The Vienna Instruments are not 20 years old - the original software running the instruments was Gigastudio, an early sampling platform I still have nightmares about. Vienna Instruments came out much later and was a great advance that has steadily advanced more since then. Anyone who thinks Synchron or Vienna Instruments software are difficult and unintuitive should try a moldering copy of Gigastudio and write back from the Institute from the Criminally Insane which they will soon be imprisoned within.

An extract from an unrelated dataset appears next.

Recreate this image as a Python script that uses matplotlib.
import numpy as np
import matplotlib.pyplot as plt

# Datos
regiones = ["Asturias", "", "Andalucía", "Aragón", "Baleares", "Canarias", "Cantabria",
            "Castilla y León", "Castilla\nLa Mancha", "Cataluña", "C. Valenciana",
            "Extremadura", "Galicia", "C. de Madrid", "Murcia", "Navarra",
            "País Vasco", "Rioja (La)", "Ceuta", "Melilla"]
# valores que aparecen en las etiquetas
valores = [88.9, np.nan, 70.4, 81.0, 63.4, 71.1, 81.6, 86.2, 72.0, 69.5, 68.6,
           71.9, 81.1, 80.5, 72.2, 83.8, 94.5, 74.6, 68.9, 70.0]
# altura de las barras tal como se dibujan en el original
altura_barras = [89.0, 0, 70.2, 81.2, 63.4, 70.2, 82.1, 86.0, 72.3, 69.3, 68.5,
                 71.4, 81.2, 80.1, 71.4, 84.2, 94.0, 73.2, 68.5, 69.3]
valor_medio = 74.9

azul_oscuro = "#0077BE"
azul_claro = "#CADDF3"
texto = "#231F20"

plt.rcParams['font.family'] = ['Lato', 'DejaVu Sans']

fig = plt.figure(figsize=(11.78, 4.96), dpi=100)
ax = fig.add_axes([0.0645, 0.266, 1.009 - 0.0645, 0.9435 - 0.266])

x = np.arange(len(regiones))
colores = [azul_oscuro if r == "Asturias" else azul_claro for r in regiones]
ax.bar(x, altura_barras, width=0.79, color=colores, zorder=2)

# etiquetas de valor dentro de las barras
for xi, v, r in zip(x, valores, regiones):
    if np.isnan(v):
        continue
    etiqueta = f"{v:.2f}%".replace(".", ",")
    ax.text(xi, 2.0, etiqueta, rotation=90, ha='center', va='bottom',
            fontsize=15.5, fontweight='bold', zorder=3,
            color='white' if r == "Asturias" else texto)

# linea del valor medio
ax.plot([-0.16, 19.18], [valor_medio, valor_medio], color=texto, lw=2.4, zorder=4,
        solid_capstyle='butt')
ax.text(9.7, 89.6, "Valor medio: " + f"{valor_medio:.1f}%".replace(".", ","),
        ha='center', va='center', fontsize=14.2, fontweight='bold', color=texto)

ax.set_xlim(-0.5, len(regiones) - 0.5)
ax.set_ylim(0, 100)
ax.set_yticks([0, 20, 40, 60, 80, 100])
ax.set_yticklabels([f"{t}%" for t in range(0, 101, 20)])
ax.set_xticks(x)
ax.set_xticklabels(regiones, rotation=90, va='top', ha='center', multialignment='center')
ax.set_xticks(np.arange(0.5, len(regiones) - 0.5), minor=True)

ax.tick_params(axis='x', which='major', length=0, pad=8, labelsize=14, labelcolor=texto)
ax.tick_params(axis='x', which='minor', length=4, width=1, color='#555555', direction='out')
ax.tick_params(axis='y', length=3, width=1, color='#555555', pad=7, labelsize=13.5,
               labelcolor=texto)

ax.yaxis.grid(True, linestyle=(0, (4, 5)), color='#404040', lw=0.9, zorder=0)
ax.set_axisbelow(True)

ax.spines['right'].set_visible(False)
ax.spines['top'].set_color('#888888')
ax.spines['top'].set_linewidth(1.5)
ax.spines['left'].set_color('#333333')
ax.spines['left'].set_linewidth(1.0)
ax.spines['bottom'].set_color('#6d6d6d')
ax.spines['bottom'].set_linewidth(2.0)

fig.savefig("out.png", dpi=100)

Synchron exists mainly to provide people with a baked-in reverb that uses the hall the company acquired and records scores in. This is a little ironic, since VSL was originally touted as being great because you could use it with any reverb of your choice instead of being locked in to one - like East West Quantum Leap Orchestra which was its main competitor originally. Now, the Synchron system does the same approach (with much better sounds of course) using the acoustics of the hall that the instruments were recorded in. The player is excellent of course, but the previously listed advantages of Synchron over VI are non-advantages practically speaking, because VI can do anything in music. What more do you need than that?

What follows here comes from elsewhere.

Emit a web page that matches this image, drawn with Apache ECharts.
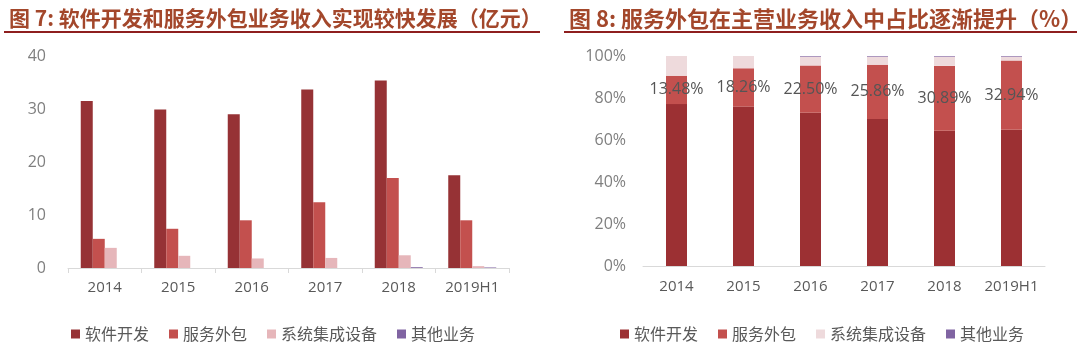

I have been using it since it first appeared and evolved my own system somewhat like what Holgmeister mentioned, customizing all the setups of patches and incorporating MIR when it became available. The great advantage of VI is that it allows you to totally construct your own instruments from the patch level with incredible ease. I have never even once used the massive already set up presets or even matrices. I've always had the attitude, why load a dozen short note articulations when everything in a piece I am playing is legato? So why load every possible sound the instrument can make instead of construct an instrument tailor made for your own composition, and therefore ideally tweaked for the music? The great thing about VI is how you can create everything from the ground up for your orchestral setup, including the characteristics of the hall or reverb that are radically changeable. It is the ultimate do-it-yourself sample library, even though it is based on the masterfully played and recorded instruments that make up the articulations.
This is not what everyone wants of course. Many people want everything set up for them in advance and that is what Synchron and other similar libraries today are designed to do. And one can use it in any number of ways, but I really take issue with the concept that Synchron is new and up to date and Vienna Instruments is old and out of date - that is total bullshit, because VI is based ultimately on the real deciding factor of any sample library - musical performance of great players. That is front and center with Vienna Instruments in the absolute purity of the Silent Stage which gives you total access to every single note of the millions recorded by VSL. And the player allows total control of how you use those notes, how you control the parameters, and you can tweak easily the controls as well.
In short the Vienna Instruments is a true masterpiece of software engineering and the idea that it is old-fashioned and out of date is ludicrous. Synchron is another approach to playing the instruments using baked in reverb, and very well designed. But it is NOT superior, just a different approach, and I really think this downgrading of one in comparison to the other is just plain stupid.